Overall, the Navy requested $148 billion  for fiscal year 2015, a $38 billion decrease over a projected five-year period  when compared with last year’s budget request.


Rep. Howard  “Buck” McKeon, chairman of the House Armed Services Committee, expressed  concern at the posture hearing that the fiscal year 2015 budget request will  amount to a dismantling of the Navy.

“These  drastic nonsensical cuts should stir immense debate. Is this the Navy America  wants? The security environment and need for Naval forces have not abated, yet  this is a fundamental, piecemeal dismantling of the world’s greatest Navy,”  McKeon said.

Rep. Randy  Forbes, R-Va., Chairman of the HASC Seapower and Projection Forces  Subcommittee, expressed concern that a decreasing percentage of requests from  commanders were being met.

“In 2007 we met 90-percent of the combatant  commander’s requirements. This year we will only meet 43 percent,” Forbes said.

McKeon said  the budget does not include money to refuel the USS George Washington, an  aircraft carrier slated to go through a four year refueling beginning in 2016.

However,  there has been discussion and debate about potentially retiring the USS George  Washington instead of spending the money to refuel the ship and extending its  life for another 25 years of service.  Retiring  the USS George Washington would drop the Navy’s carrier fleet down from 11 to  10 carriers.

“Last week  Admiral Locklear, the commander of U.S. Pacific Fleet, indicated that the Navy  cannot meet the global demand for aircraft carriers, yet the budget request  contains no funding for refueling and overhaul, forcing the Navy to  decommission the USS George Washington which has over 25 years of hull life,”  McKeon said.

Mabus  indicated that the fate of the USS George Washington remains up in the air.

“We want to  keep the 11th carrier and its associated air wing very much. What  we’ve done with this budget is move that decision to FY 16 so that there is  time to debate it and take a close look at what would be the realities if we  did decommission it,” Mabus said.
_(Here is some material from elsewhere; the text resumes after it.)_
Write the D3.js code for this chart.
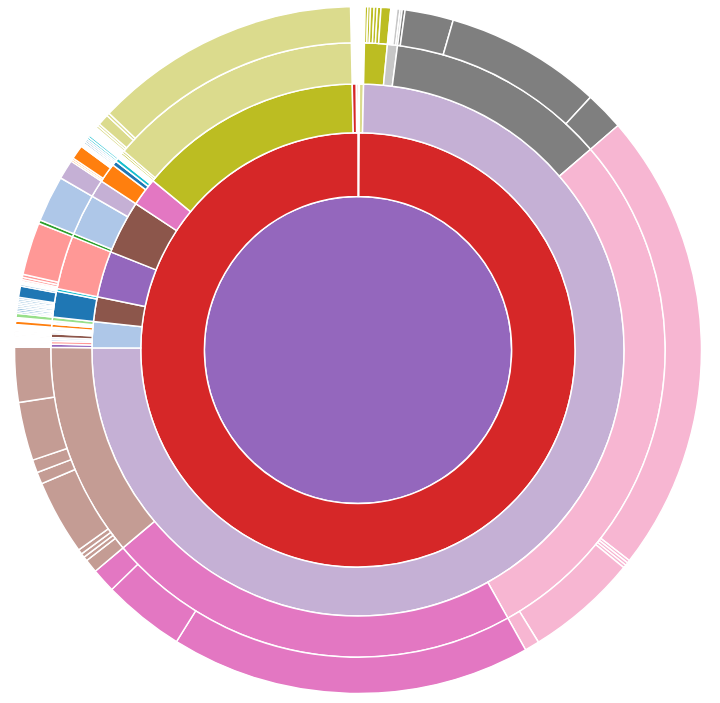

Mabus also  spelled out a handful of the impacts which would be associated with dropping  the Navy’s carrier fleet down to 10. Deployments of the remaining carriers  would be longer, the Navy’s global forward presence would be diminished,  carrier maintenance would be much more challenging and the U.S. industrial base  would be adversely affected, he described.

Although  Mabus said there would be serious consequences associated with retiring the  carrier, he stressed that the $7 billion needed to refuel the USS George  Washington would be tough to come by.

“There are  very few places that you can find seven billion dollars in any budget,” he told  the committee.

Addressing  the need for carriers, Chief of Naval Operations Adm. Jonathan Greenert told  the committee that Pacific Fleet Commander Adm. Samuel Locklear needs two full-time  carriers stationed in the Pacific theater. In fact, he said that a third  carrier would be needed for three to four months out of the year.

Greenert  also said dropping to 10 carriers would decrease the ability of the Navy to  fill what he called deterrence gaps and also increase risk.

Forbes said  that $243 million put in the 2015 budget by the House Armed Services Committee  to prepare for refueling the USS George Washington has been taken out of the  budget.

“There’s a  huge disconnect between the rhetoric we’re hearing and the actions that are  being taken,” Forbes said.